Combination of balance source and stick on src will be beneficial. This give you a high level of session persistence with a proper load balancing, in case if some backends will go down.

The expiration time of the source IP entry in your stick table is 60m. So, after this time, if the given source IP has not reconnected, its entry will expire. If then, this given source IP will reconnect again, say after two hours or more, with balance source there is a very high chance (99.9%), that it will be served by the same server, which has served them at the first time. I mention very high chance, because the server could go down meanwhile or it could changed the weight and in this particular case the given source IP will be balanced to another backend and its entry will be created in the stick-table again and its session will be again persistent at least during the 60m.

So,

    stick-table type ip size 1m expire 60m
    stick on src

guarantee session persistence for same source IPs which connect and reconnect frequently (N times during 60m)

balance source

Will guarantee session persistence for IPs which connect a once/twice per some hours, or per day, with the condition that backend servers not change their states (up/down) frequently.

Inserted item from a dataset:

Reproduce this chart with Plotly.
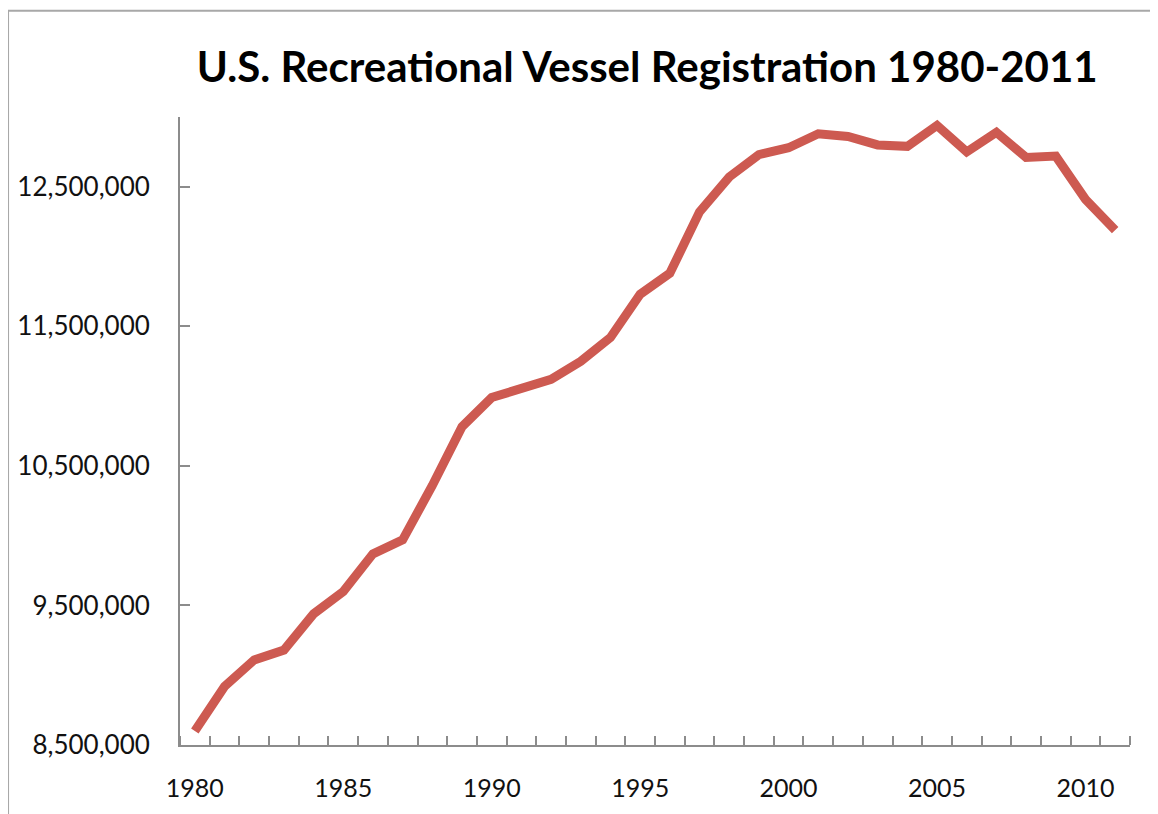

I hope this also answers your second question:
2. What are the implications of using these directives together? Do they complement each other, or is one redundant?

So, to sum up, I would say that it is rather complement, than redundant.

3. Given that I’m using hash-type consistent, how does this interact with the balance source and stick on src directives?

Here I can’t add more, than we have in the description of hash-type consistent from the doc.
hash-type consistent is dynamic, and suites better to cases when backends can flip up/down, ideal for caches. You could try this one and if the load distribution will be not smooth, we can see further how it could be adjusted with servers IDs, weights and different hashing algorithms. Here some trials with traffic are needed to have a better tuning.

1 Like

4. For a SOCKS5 proxy setup, especially when dealing with websites that might require session persistence, what would be the recommended configuration?

we support now socks4 option to connect to backend servers

http://docs.haproxy.org/dev/configuration.html#socks4

usage:

backend b7
server s1 : socks4 localhost:18000
server s2 : socks4 192.168.0.1:18001

There is no any support for SOCKS at frontend side.

As for the SOCKS5 to backends there is no support for the moment.

You could try simple TCP load balancing with session persistence. As for an example you can start from this basic configuration:

defaults
log global
mode tcp
option tcplog
option dontlognull
timeout connect 5000
timeout client 50000
timeout server 50000

listen socks5
mode tcp
bind 0.0.0.0:16667
balance source
… other settings which you listed

I’ve also found this blog, but I’m not tried this configuration:
https://dft.wiki/?p=3336

And than you can add on top of this simple config, settings necessary for the IP-based persistence, as you’ve done and what is was discussed above.

Here we also have a short doc about it:

Stick table lookup will not impact the overall performance, we’ve done some benches internally and it was proven, that TCP connection establishment even 10 times slowly, than this lookup for IP source.

As the most of the clients use HTTPS we haven’t done yet any benches for SOCKS. Performance for balancing TCP will depend from many factors, system architecture, CPU, OS tuning, tcp options tuning. So it will be better that you will do some trials and than return to us, if they will be some problems on this point.